Now here's the real kicker - the husband can claim a spousal benefit based solely on the wife's SS payment and the wife's work record without claiming SS based on his own work record and still allowing the SS benefit based on his own work record to keep growing at 8%/year.

Finally, once the couple has reached age 70, then they can just start claiming on the husband's work record and he wife can claim a spousal benefit based on the husband's work record.

Here's a hypothetical example.  If the husband and wife claimed a SS benefit and spousal benefit based on the husband's work record, they might be entitled to $1800/month for the husband and $900/month (half) as a spousal benefit.  However, they don't want to claim based on the husband's record because they want their benefit to keep going up.  However, the couple may be entitled to a benefit based on the wife's working record - here the wife is the primary claimer and the husband claims the "spousal" benefit.  Assuming the typical case where the wife has some employment, but not as much as the husband, this might result in a monthly benefit of $600 to the wife and $300 to the husband.  In short, the husband and wife may be able to get $900/month without disturbing their long-term plan.

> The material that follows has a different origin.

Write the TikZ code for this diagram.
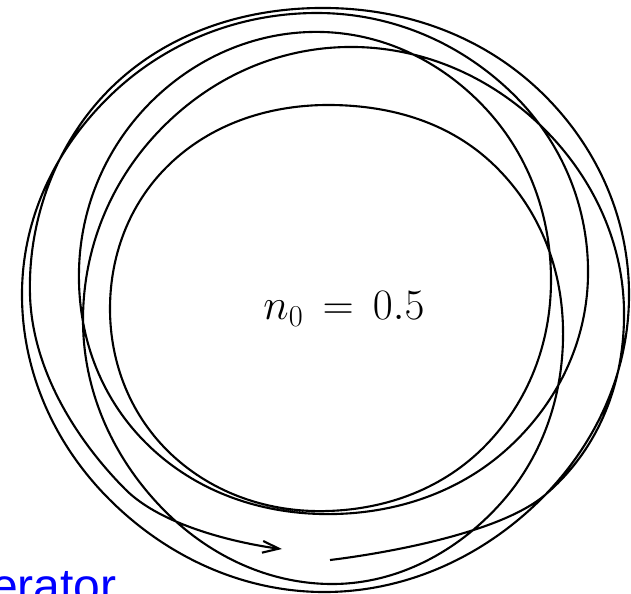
\RequirePackage{fix-cm}
\documentclass[tikz,border=0pt]{standalone}
\usepackage{fontspec}
\usepackage{amsmath}
\usepackage{tikz}
\usetikzlibrary{arrows.meta}
\newfontfamily\genfont{Liberation Sans}

\begin{document}
\begin{tikzpicture}[
		x=0.03cm, y=-0.03cm,
		% --- ESTILOS ---
		orbit_line/.style={
			draw=black,
			line width=1.8pt,
			line join=round,
			-{Straight Barb[length=14pt, width=10pt]}
		},
		index_label/.style={
			anchor=base,
			inner sep=0pt,
			font=\fontsize{37}{43}\selectfont
		},
		cut_caption/.style={
			anchor=base west,
			inner sep=0pt,
			text=blue,
			font=\genfont\fontsize{41}{48}\selectfont
		}
		]
		
		\useasboundingbox (0,0) rectangle (631,594);
		\clip (0,0) rectangle (631,594);
		
		% --- ORBITA (5 vueltas, un punto cada 45 grados) ---
		\draw [orbit_line] plot[smooth, tension=0.68] coordinates {
			(330,560) (545,495) (624,310) (539,124) (347,47) (160,130) (83,320) (160,506)
			(334,584) (501,503) (563,328) (494,165) (332,105) (173,161) (110,308) (172,455)
			(328,511) (486,445) (551,281) (487,110) (323,32) (153,100) (79,270) (145,442)
			(321,514) (506,450) (588,276) (512,93) (317,13) (113,93) (22,292) (109,499)
			(321,592) (536,504) (629,298) (541,92) (328,8) (113,86) (30,295) (125,489)
			(282,549)
		};
		
		% --- INDICE DE CAMPO ---
		\node (index) [index_label] at (344,320) {$n_0 \,=\, 0.5$};
		
		% --- TEXTO CORTADO ---
		\node (gen) [cut_caption] at (-9,602) {erator};
		
	\end{tikzpicture}
\end{document}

Why don't more people do this?  Well, it is not well-published and dealing with the SS administration can be very opaque.  Second, the couple is usually focused on the husband's benefit and ignore the wife's.  Third, older lawyers often have some degree of sexism - they rarely think of themselves as the "spouse" - their ears seem to just translate that to "wife" automatically.  Consequently, even if their wife is claiming the benefit in her own name, the husband is typically not claiming the "spousal" benefit that he is entitled to.

Bottom line - Let the senior counsel you care about know that they might be able to pick up some money this way.  They usually have plenty of expenses with grandkids and saving for retirement and are usually eager to have any help that they can get.  Also, it's their money, right?  They have been paying in to this system for 50 years - time they got back what they system lets them have.

Second, the lawyer can claim and suspend SS benefits so that his wife can received a spousal benefit (half his benefit), but the lawyer's total SS benefit keeps growing because he is not claimining SS for himself.  Obviously, the lawyer and his wife should compare the financial impact of this second strategy with the first strategy and see which one is better for them.

Finally, the lawyer could decide to claim the full benefit at early retirment age (62), and put the benefit in an interest-bearing account like a CD instead of spending it.  If the lawyer later pays back to SS all of the benefits received, then the lawyer's SS benefit may be recalculated and the interest earned on the SS benefits is theirs to keep.

For example, assume that the lawyer starts getting benefits of $1000/month at age 62.  They want to take the benefits early because they are not sure how long they will live - the benefit payment will stop with their death, but any benefits they have already been paid go to their heirs.  The lawyer puts all the payments in an interest bearing account and after 8 years has almost $100K of benefits in the account and has earned several thousand dollars of interest over the years.  At age 70, the lawyer pays back the payments - without interest - to SS.  The interest that the lawyer earned is his to keep.

Now SS recalculates the lawyer's benefit level as if the lawyer was first claiming benefits at age 70.  If you assume that each year past 62 gives him about an 8% increase in benefit, that means that the lawyer's newly calculated benefit is going to be 64% higher than it was.

In summary, here are a couple of strategies that are not well known and may be of use to senior counsel.  Why not tell senior counsel about these strategies so that they can be all impressed with you?